Half an hour past she walked toward the table that stood by the open window, dragging a trail of blanket behind her, covering herself to the chest. She waited there staring at the burrowed face on her bed, behind the mosquito net beneath the moonglow that showered through the faint curtains. This woke the crooked body and arose almost in stealth, propped on its arms on the sides.
This time she can see him, but not entirely. Half of his chest and most of his being were concealed, unshared. But there was nothing to show, it spoke finally. “It is I, Juliana” his tone low and suited the sultry tropical weather. He was just a faceless man, not of the flesh but made of stencils, and paints, and narratives – a figment of her imagination, an absolute manifestation of her mind.
Surely, she was not running a high fever to cast this delirious persona she checked.
The dream if it were, was surprisingly placid, she rationalized.
Behind the scaffolding, a grimy mirror on the mahogany closet held her reflection. And she traced the light of the night outlined her shape, the slope of her forehead, the swell on her chest, and the rugged top knot of a painter’s panache she was sporting.
She was humbled by what she knew – She saw the sketching of the skies, the molding from clay, a creation of someone else’s dream.
She reopened a note she retrieved from the drawer and read:
“Let us linger in time before things disintegrate completely before us like paper in the rain. Perhaps it will help you remember. With complete vigor and youthful view round the backseats, as we drove up north, and decided on how you and I should face each other, now, then, in front of, or miles apart, we will always be the same people who we chose to be. Like our favorite characters in those films. So, I’ll see you there, amour.”

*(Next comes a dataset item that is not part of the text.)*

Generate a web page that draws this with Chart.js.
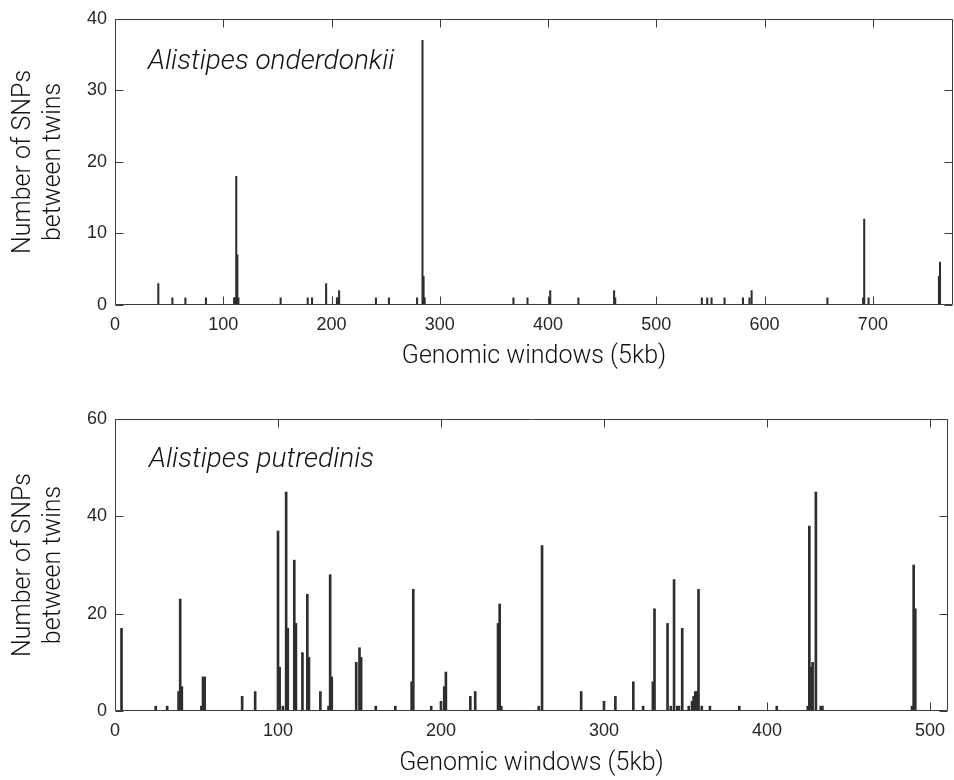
<!DOCTYPE html>
<html>
<head>
<meta charset="utf-8">
<script src="https://cdn.jsdelivr.net/npm/chart.js@4.4.1/dist/chart.umd.min.js"></script>
<style>
html,body{margin:0;padding:0;background:#fff;}
#wrap{position:relative;width:954px;height:780px;overflow:hidden;}
#c1{position:absolute;left:0;top:0;}
#c2{position:absolute;left:0;top:400px;}
</style>
</head>
<body>
<div id="wrap">
<canvas id="c1" width="954" height="390"></canvas>
<canvas id="c2" width="954" height="380"></canvas>
</div>
<script>
// ---- Data ----
const speciesTop = 'Alistipes onderdonkii';
const speciesBottom = 'Alistipes putredinis';
const xAxisLabel = 'Genomic windows (5kb)';
const yAxisLabel = ['Number of SNPs', 'between twins'];

const onderdonkiiWindows = [40, 53, 65, 84, 110, 111, 112, 113, 114, 153, 178, 182, 195, 205, 206, 207, 241, 253, 279, 284, 285, 286, 368, 381, 401, 402, 428, 461, 462, 542, 547, 551, 563, 580, 586, 588, 658, 691, 692, 696, 761, 762];
const onderdonkiiSNPs    = [3,  1,  1,  1,  1,   1,   18,  7,   1,   1,   1,   1,   3,   1,   1,   2,   1,   1,   1,   37,  4,   1,   1,   1,   1,   2,   1,   2,   1,   1,   1,   1,   1,   1,   1,   2,   1,   1,   12,  1,   4,   6];

const putredinisWindows = [4, 25, 32, 39, 40, 41, 53, 54, 55, 78, 86, 100, 101, 103, 105, 106, 110, 111, 115, 118, 119, 126, 131, 132, 133, 148, 150, 151, 160, 172, 182, 183, 194, 200, 202, 203, 218, 221, 235, 236, 237, 260, 262, 286, 300, 307, 318, 324, 330, 331, 339, 341, 343, 345, 346, 348, 352, 354, 355, 356, 357, 358, 360, 365, 383, 406, 425, 426, 427, 428, 430, 433, 434, 489, 490, 491];
const putredinisSNPs    = [17, 1, 1, 4, 23, 5, 1, 7, 7, 3, 4, 37, 9, 1, 45, 17, 31, 18, 12, 24, 11, 4, 1, 28, 7, 10, 13, 11, 1, 1, 6, 25, 1, 2, 5, 8, 3, 4, 18, 22, 1, 1, 34, 4, 2, 3, 6, 1, 6, 21, 18, 1, 27, 1, 1, 17, 1, 2, 3, 4, 4, 25, 1, 1, 1, 1, 1, 38, 9, 10, 45, 1, 1, 1, 30, 21];

const topXTicks = [0, 100, 200, 300, 400, 500, 600, 700];
const topYTicks = [0, 10, 20, 30, 40];
const bottomXTicks = [0, 100, 200, 300, 400, 500];
const bottomYTicks = [0, 20, 40, 60];

// ---- Styling ----
const AXIS_COLOR = '#3c3c3c';
const BAR_COLOR = '#2e2e2e';
const TEXT_COLOR = '#262626';
const TICK_FONT = {family: '"Liberation Sans", Arial, sans-serif', size: 18};
const LABEL_FONT = {family: 'Roboto, "Liberation Sans", sans-serif', size: 25, weight: '300'};

const framePlugin = {
  id: 'frame',
  afterDatasetsDraw(chart, args, opts) {
    const {ctx, chartArea: a} = chart;
    const xs = chart.scales.x, ys = chart.scales.y;
    const L = Math.round(a.left) + 0.5, R = Math.round(a.right) - 0.5;
    const T = Math.round(a.top) + 0.5, B = Math.round(a.bottom) - 0.5;
    const tl = 8;
    ctx.save();
    ctx.strokeStyle = AXIS_COLOR;
    ctx.lineWidth = 1;
    ctx.beginPath();
    ctx.rect(L, T, R - L, B - T);
    xs.ticks.forEach(t => {
      const p = Math.round(xs.getPixelForValue(t.value)) + 0.5;
      ctx.moveTo(p, B); ctx.lineTo(p, B - tl);
      ctx.moveTo(p, T); ctx.lineTo(p, T + tl);
    });
    ys.ticks.forEach(t => {
      const p = Math.round(ys.getPixelForValue(t.value)) + 0.5;
      ctx.moveTo(L, p); ctx.lineTo(L + tl, p);
      ctx.moveTo(R, p); ctx.lineTo(R - tl, p);
    });
    ctx.stroke();
    ctx.font = 'italic 300 28px Roboto, "Liberation Sans", sans-serif';
    ctx.fillStyle = '#111';
    ctx.textBaseline = 'alphabetic';
    ctx.textAlign = 'left';
    ctx.fillText(opts.text, a.left + opts.dx, a.top + opts.dy);
    ctx.restore();
  }
};

function makeChart(canvasId, xs, ys, cfg) {
  return new Chart(document.getElementById(canvasId), {
    type: 'bar',
    data: {
      datasets: [{
        data: xs.map((x, i) => ({x: x, y: ys[i]})),
        backgroundColor: BAR_COLOR,
        borderWidth: 0,
        barThickness: cfg.barThickness
      }]
    },
    options: {
      responsive: false,
      animation: false,
      devicePixelRatio: 1,
      layout: {padding: {top: cfg.padTop, right: 1, left: 0, bottom: 0}},
      plugins: {
        legend: {display: false},
        tooltip: {enabled: false},
        frame: {text: cfg.name, dx: cfg.dx, dy: cfg.dy}
      },
      scales: {
        x: {
          type: 'linear',
          min: 0, max: cfg.xMax,
          offset: false,
          afterBuildTicks: s => { s.ticks = cfg.xTicks.map(v => ({value: v})); },
          afterFit: s => { s.height = cfg.xHeight; },
          grid: {display: false, drawTicks: false, offset: false},
          border: {display: false},
          ticks: {font: TICK_FONT, color: TEXT_COLOR, padding: 9, maxRotation: 0, autoSkip: false, includeBounds: false},
          title: {display: true, text: xAxisLabel, font: LABEL_FONT, color: '#111', padding: {top: 0, bottom: cfg.xTitlePad}}
        },
        y: {
          type: 'linear',
          min: 0, max: cfg.yMax,
          afterBuildTicks: s => { s.ticks = cfg.yTicks.map(v => ({value: v})); },
          afterFit: s => { s.width = 115; },
          grid: {display: false, drawTicks: false},
          border: {display: false},
          ticks: {font: TICK_FONT, color: TEXT_COLOR, padding: 8, includeBounds: false},
          title: {display: true, text: yAxisLabel, font: LABEL_FONT, color: '#111', padding: {top: 9, bottom: 0}}
        }
      }
    },
    plugins: [framePlugin]
  });
}

makeChart('c1', onderdonkiiWindows, onderdonkiiSNPs, {
  name: speciesTop, dx: 33, dy: 50,
  xMax: 774, yMax: 40, xTicks: topXTicks, yTicks: topYTicks,
  padTop: 13, xHeight: 85, xTitlePad: 18, barThickness: 1.4
});
makeChart('c2', putredinisWindows, putredinisSNPs, {
  name: speciesBottom, dx: 34, dy: 48,
  xMax: 511, yMax: 60, xTicks: bottomXTicks, yTicks: bottomYTicks,
  padTop: 19, xHeight: 69, xTitlePad: 1, barThickness: 2.0
});
</script>
</body>
</html>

A heavy downpour was reportedly on its way, but we reckon that we still have a couple of hours to discuss the matter on hand. Well, he first saw her on a crowded elevator, midway to his floor. He eventually braved the odds and spoke to her after a few more encounters which turned out to be a positive thing that he did. He was always proud of that and would boisterously tell friends at dinner tables or after a few rounds of drinks during the weekend literature meetings held at his place.
He would occasionally talk about how it went on down to the very last detail and how this series of pleasing events would make him write about her. Unsolicited, he also does recite poetry whenever he feels like and claims that the taste of rice has just become sweeter. Clinical or not, I think a sort of madness has stricken him.
It was exactly a month from today since the last time I had cake. I have almost forgotten its taste; how soft the texture is like exactly whenever I gorge a mouthful while smoking a stick of cigarette. And so, I agreed to go out today.
We live near to each other, practically a good stone’s throw away. He was at the door for a good fifteen minutes before I reluctantly answered back.
I crammed my pockets with keys, phone, and a few changes, quickly pulling a jacket on. I took a deep sigh as I braced myself before stepping out. In the sun, I can see more visibly the tufts on my coat and the highway lines of my skin. Invariably despising this idea almost immediately, but there was also a hint of mood that stirred inside me. All of a sudden, I became somewhat excited to see the moonglow and thought about spring.
On the reflection of the glass, my eyes followed a line of ants marching across the pane until I could no longer see where they were heading.
We were standing in the cold, at the front of a jewelry store. This younger friend asked me to choose which one he should buy her. Our hands were tucked-deep in our pockets, nursing to their feeble quakes.
I told him he was stupid, and we should buy cake now.